Statistical modelling, or Monte Carlo methods, is the only possible way to solve a wide range of multivariate problems in the radiation transfer theory with due account for the great variety of geometrical and physical assumptions. This permits numerical handling of practical problems in atmospheric and oceanic optics, reactor physics and engineering, diffusion of impurities in probability fields, the theory of rarefied gases, and so on.
The weighted Monte Carlo estimates are constructed in the Laboratory to diminish the errors and to obtain depended estimates for the calculated functionals for different values of parameters of the mentioned problems, i.e. to improve the functional dependence under study. In addition, the weighted estimates make it possible to evaluate special functionals, for example, the derivatives with respect to the parameters.
Weighted Monte Carlo methods are constructed and optimised on the basis of the recurrent representations and Bellman principle. This approach is specially effective if the investigated equation is non-linear.
It is explained how to use asymptotics of the radiative transfer problems to improve the corresponding weighted estimates. The non-linear and minimax theories of weighted Monte Carlo estimates, the vector weighted estimates and the randomized algorithms are developed.

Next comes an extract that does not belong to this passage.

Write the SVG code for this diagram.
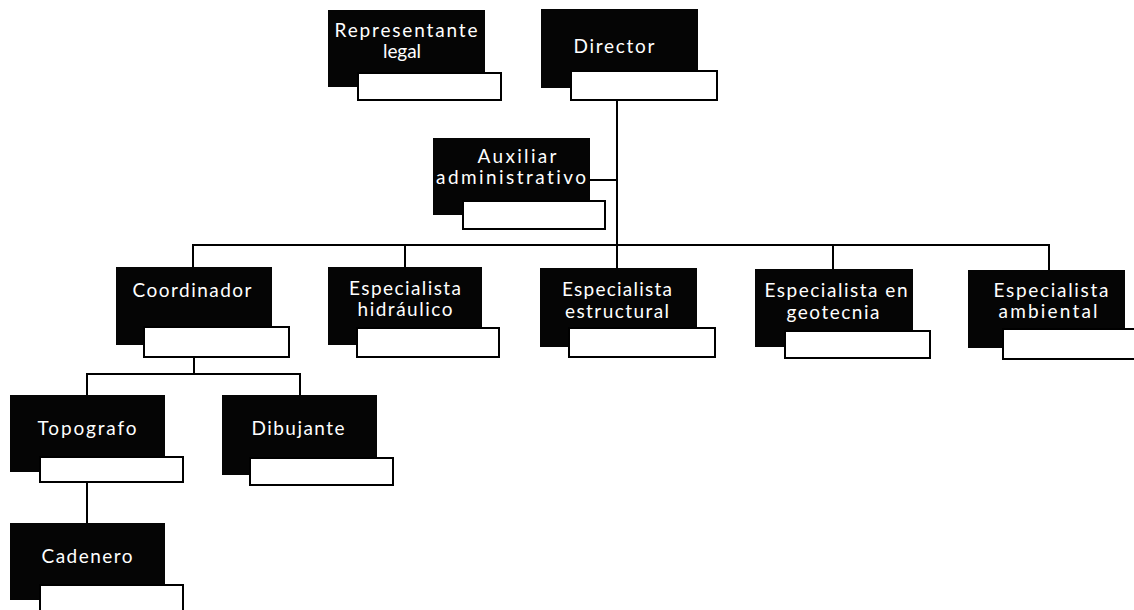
<svg xmlns="http://www.w3.org/2000/svg" width="1134" height="610" viewBox="0 0 1134 610">
<style>
.bg{fill:#fff}
.blk{fill:#050505}
.wht{fill:#fff;stroke:#000;stroke-width:2}
.lbl{font-family:Lato,"Open Sans","Liberation Sans",sans-serif;font-size:19px;fill:#fff;text-anchor:middle;font-variant-ligatures:none}
.conn{stroke:#000;stroke-width:2;fill:none}
</style>
<rect class="bg" x="0" y="0" width="1134" height="610"/>
<g id="connectors">
<path class="conn" d="M617,100 V268"/>
<path class="conn" d="M590,180 H617"/>
<path class="conn" d="M193,267 V245 H1049 V270"/>
<path class="conn" d="M405,245 V267"/>
<path class="conn" d="M833,245 V269"/>
<path class="conn" d="M194,357 V374"/>
<path class="conn" d="M87,395 V374 H300 V395"/>
<path class="conn" d="M87,482 V523"/>
</g>
<g id="representante">
<rect class="blk" x="328" y="10" width="157" height="77"/>
<rect class="wht" x="358" y="73" width="143" height="27"/>
<text class="lbl" x="406" y="37" textLength="143" lengthAdjust="spacing">Representante</text>
<text class="lbl" x="402" y="58" textLength="38" lengthAdjust="spacing">legal</text>
</g>
<g id="director">
<rect class="blk" x="541" y="9" width="157" height="79"/>
<rect class="wht" x="571" y="71" width="146" height="29"/>
<text class="lbl" x="614" y="53" textLength="81" lengthAdjust="spacing">Director</text>
</g>
<g id="auxiliar">
<rect class="blk" x="433" y="138" width="157" height="77"/>
<rect class="wht" x="463" y="201" width="142" height="28"/>
<text class="lbl" x="517" y="163" textLength="79" lengthAdjust="spacing">Auxiliar</text>
<text class="lbl" x="511" y="184" textLength="150" lengthAdjust="spacing">administrativo</text>
</g>
<g id="coordinador">
<rect class="blk" x="116" y="267" width="156" height="78"/>
<rect class="wht" x="144" y="327" width="145" height="30"/>
<text class="lbl" x="192" y="297" textLength="119" lengthAdjust="spacing">Coordinador</text>
</g>
<g id="hidraulico">
<rect class="blk" x="328" y="267" width="154" height="78"/>
<rect class="wht" x="357" y="328" width="142" height="29"/>
<text class="lbl" x="405" y="295" textLength="112" lengthAdjust="spacing">Especialista</text>
<text class="lbl" x="405" y="316" textLength="95" lengthAdjust="spacing">hidráulico</text>
</g>
<g id="estructural">
<rect class="blk" x="540" y="268" width="157" height="79"/>
<rect class="wht" x="569" y="328" width="146" height="29"/>
<text class="lbl" x="617" y="296" textLength="110" lengthAdjust="spacing">Especialista</text>
<text class="lbl" x="617" y="318" textLength="104" lengthAdjust="spacing">estructural</text>
</g>
<g id="geotecnia">
<rect class="blk" x="755" y="269" width="158" height="78"/>
<rect class="wht" x="785" y="331" width="145" height="27"/>
<text class="lbl" x="836" y="297" textLength="143" lengthAdjust="spacing">Especialista en</text>
<text class="lbl" x="833" y="319" textLength="93" lengthAdjust="spacing">geotecnia</text>
</g>
<g id="ambiental">
<rect class="blk" x="968" y="270" width="157" height="78"/>
<rect class="wht" x="1003" y="329" width="145" height="30"/>
<text class="lbl" x="1051" y="297" textLength="115" lengthAdjust="spacing">Especialista</text>
<text class="lbl" x="1048" y="318" textLength="99" lengthAdjust="spacing">ambiental</text>
</g>
<g id="topografo">
<rect class="blk" x="10" y="395" width="155" height="77"/>
<rect class="wht" x="40" y="457" width="143" height="25"/>
<text class="lbl" x="87" y="435" textLength="99" lengthAdjust="spacing">Topografo</text>
</g>
<g id="dibujante">
<rect class="blk" x="222" y="395" width="155" height="80"/>
<rect class="wht" x="250" y="458" width="143" height="27"/>
<text class="lbl" x="298" y="435" textLength="93" lengthAdjust="spacing">Dibujante</text>
</g>
<g id="cadenero">
<rect class="blk" x="10" y="523" width="155" height="77"/>
<rect class="wht" x="40" y="585" width="143" height="35"/>
<text class="lbl" x="87" y="563" textLength="91" lengthAdjust="spacing">Cadenero</text>
</g>
</svg>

A lot of simulation methods for sampling random variables and vectors are constructed and investigated. The theory of discrete stochastic procedures for global estimation of functions presented in the integral form is developed.
New Monte Carlo algorithms for solving Helmholtz equation with nonconstant and especially the positive parameters are constructed and investigated. These algorithms are connected with formal representation of the solution on the basis of the Green function in the centre of the inscribed sphere. Additional investigation of known algorithms are performed to generalize their applications, especially for solving nonhomogeneous metagarmonic equations. New estimates for metagarmonic equations are constructed as the estimates of the parametric derivatives for the solution of the corresponding Helmholtz equation. The new Monte Carlo method is also constructed for solving the Dirichlet problem for the non-linear elliptic equation.
The investigations of the laboratory were supported by the Russian Foundation of Fundamental Research under grants N 94-01-00500, 94-05-16529 , 99-07-90422, 02-01-00958, 06-01-00046a, 09-01-0035, 12-01-0034, 12-01-00727; the program “Leading Scientific Schools” (project no. NSh-4774.2006.1).